The proper strategy is probably still to attack the top of the market, hoping to get a Wheeler or Max Fried-type pitcher to pair with Logan Webb, while also digging around the outlet store like normal. That’s the dream. Get a Tatsuya Imai to pair with this year’s version of Verlander, if not the actual Verlander. Get Framber Valdez to pair with the best available pitcher willing to sign a one-year deal. It’ll be a risk, but it wouldn’t be as risky as getting two mid-tier pitchers who would affect the payroll through 2028.
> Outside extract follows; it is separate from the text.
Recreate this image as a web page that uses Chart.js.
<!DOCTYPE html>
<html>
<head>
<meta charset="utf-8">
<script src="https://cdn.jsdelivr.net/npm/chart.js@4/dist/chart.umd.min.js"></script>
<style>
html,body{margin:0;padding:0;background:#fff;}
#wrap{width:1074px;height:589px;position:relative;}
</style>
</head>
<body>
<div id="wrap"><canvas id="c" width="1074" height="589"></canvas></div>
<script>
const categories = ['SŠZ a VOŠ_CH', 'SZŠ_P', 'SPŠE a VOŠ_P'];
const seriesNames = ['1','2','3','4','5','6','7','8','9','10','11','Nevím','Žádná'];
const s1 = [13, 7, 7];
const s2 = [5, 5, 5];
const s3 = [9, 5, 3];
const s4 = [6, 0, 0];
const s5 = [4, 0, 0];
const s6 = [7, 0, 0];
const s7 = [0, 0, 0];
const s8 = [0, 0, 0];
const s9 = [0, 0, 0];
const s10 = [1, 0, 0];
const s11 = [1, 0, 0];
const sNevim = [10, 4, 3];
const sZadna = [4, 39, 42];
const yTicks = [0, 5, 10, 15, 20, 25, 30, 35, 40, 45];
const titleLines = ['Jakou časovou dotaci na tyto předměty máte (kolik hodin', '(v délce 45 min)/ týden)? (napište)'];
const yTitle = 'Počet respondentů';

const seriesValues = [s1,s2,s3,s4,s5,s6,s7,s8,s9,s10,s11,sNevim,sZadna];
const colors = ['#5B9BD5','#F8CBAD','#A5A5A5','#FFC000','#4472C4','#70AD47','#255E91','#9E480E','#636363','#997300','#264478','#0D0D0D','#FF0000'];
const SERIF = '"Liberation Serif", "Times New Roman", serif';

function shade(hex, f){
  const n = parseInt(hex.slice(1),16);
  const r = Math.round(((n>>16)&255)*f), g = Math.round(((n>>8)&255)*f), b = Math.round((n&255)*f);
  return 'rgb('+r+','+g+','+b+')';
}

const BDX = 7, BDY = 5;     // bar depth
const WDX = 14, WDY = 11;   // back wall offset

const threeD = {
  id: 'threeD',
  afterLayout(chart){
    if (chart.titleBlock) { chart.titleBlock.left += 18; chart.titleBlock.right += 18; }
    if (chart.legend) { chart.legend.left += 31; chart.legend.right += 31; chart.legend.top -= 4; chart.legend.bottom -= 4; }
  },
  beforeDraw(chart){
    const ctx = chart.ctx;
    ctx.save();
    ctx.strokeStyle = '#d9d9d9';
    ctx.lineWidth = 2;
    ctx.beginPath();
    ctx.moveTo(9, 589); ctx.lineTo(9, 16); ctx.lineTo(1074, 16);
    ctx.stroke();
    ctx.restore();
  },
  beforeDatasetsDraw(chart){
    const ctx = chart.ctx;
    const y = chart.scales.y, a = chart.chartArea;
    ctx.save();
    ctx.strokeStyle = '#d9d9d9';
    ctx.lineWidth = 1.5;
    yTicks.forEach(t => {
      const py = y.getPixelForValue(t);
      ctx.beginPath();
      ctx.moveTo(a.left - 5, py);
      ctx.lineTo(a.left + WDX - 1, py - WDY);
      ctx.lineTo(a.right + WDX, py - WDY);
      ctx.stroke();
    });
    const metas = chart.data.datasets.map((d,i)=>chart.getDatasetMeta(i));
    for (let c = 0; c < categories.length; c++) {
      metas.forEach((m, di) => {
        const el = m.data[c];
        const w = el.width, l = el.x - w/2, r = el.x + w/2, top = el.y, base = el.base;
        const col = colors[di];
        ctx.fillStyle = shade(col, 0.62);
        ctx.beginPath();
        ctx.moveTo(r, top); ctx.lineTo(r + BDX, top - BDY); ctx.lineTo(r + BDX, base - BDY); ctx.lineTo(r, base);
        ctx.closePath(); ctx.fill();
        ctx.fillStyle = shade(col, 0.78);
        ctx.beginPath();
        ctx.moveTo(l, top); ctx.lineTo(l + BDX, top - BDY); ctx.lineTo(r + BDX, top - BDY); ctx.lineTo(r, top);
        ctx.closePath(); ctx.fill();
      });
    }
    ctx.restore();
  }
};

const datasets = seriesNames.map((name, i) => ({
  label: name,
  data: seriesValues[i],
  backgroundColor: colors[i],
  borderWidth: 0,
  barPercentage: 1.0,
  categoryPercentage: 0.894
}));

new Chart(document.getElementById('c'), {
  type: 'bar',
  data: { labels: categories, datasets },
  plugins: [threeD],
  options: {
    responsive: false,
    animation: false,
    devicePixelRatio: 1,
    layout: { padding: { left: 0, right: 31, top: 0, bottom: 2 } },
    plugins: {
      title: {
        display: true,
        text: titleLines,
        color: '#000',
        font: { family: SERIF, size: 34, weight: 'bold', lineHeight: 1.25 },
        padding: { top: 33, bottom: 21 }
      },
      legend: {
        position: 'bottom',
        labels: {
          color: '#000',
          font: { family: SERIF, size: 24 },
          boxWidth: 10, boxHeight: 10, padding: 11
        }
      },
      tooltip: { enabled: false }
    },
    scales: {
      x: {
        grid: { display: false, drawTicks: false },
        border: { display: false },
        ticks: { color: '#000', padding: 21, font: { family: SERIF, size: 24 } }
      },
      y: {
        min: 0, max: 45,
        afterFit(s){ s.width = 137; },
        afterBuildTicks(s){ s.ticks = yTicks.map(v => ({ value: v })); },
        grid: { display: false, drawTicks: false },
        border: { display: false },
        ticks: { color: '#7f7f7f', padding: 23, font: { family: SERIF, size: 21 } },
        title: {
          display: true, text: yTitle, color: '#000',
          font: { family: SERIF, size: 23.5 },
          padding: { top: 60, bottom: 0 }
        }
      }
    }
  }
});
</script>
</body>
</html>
It would have been a lot better if the Giants could have had these holes in a typical offseason, though. They could have been aggressive with the top-shelf pitchers while waiting for the rest of the free agents to get impatient. They would have had a chance at two pitchers with Cy Young potential in the best-case scenario, even if one of them was always much more likely to reach that ceiling.
Instead, they’re almost assured a less exciting option, someone who might eat innings well enough, but won’t take them beyond that. Now imagine the offseason being a couple of those guys, and the Giants missing out on the top pitchers on the market.
Now imagine the worst scenario of all: The Giants signing two reasonably effective and semi-reliable pitchers to market-value multiyear deals. Brrr. The blood goes cold just thinking about it. Just say no to that middle tier.
There will still be pitchers who want to come to Oracle Park and reestablish value. Maybe some of them aren’t as worried about a future lockout. Perhaps some of them will misread the market and wait too long to sign. The Giants need pitching, and there’s still plenty of it.
There are more risks with this year’s crop, though. There are still many permutations and combinations that would work. There are just a lot fewer of them. You shouldn’t whine about how the world is unfair to the Giants, but it’s hard to concoct a hypothetical offseason that would have hosed them more than this expiring CBA will.
Their template is gone. In its place, there should be a whole lot more risk in future seasons.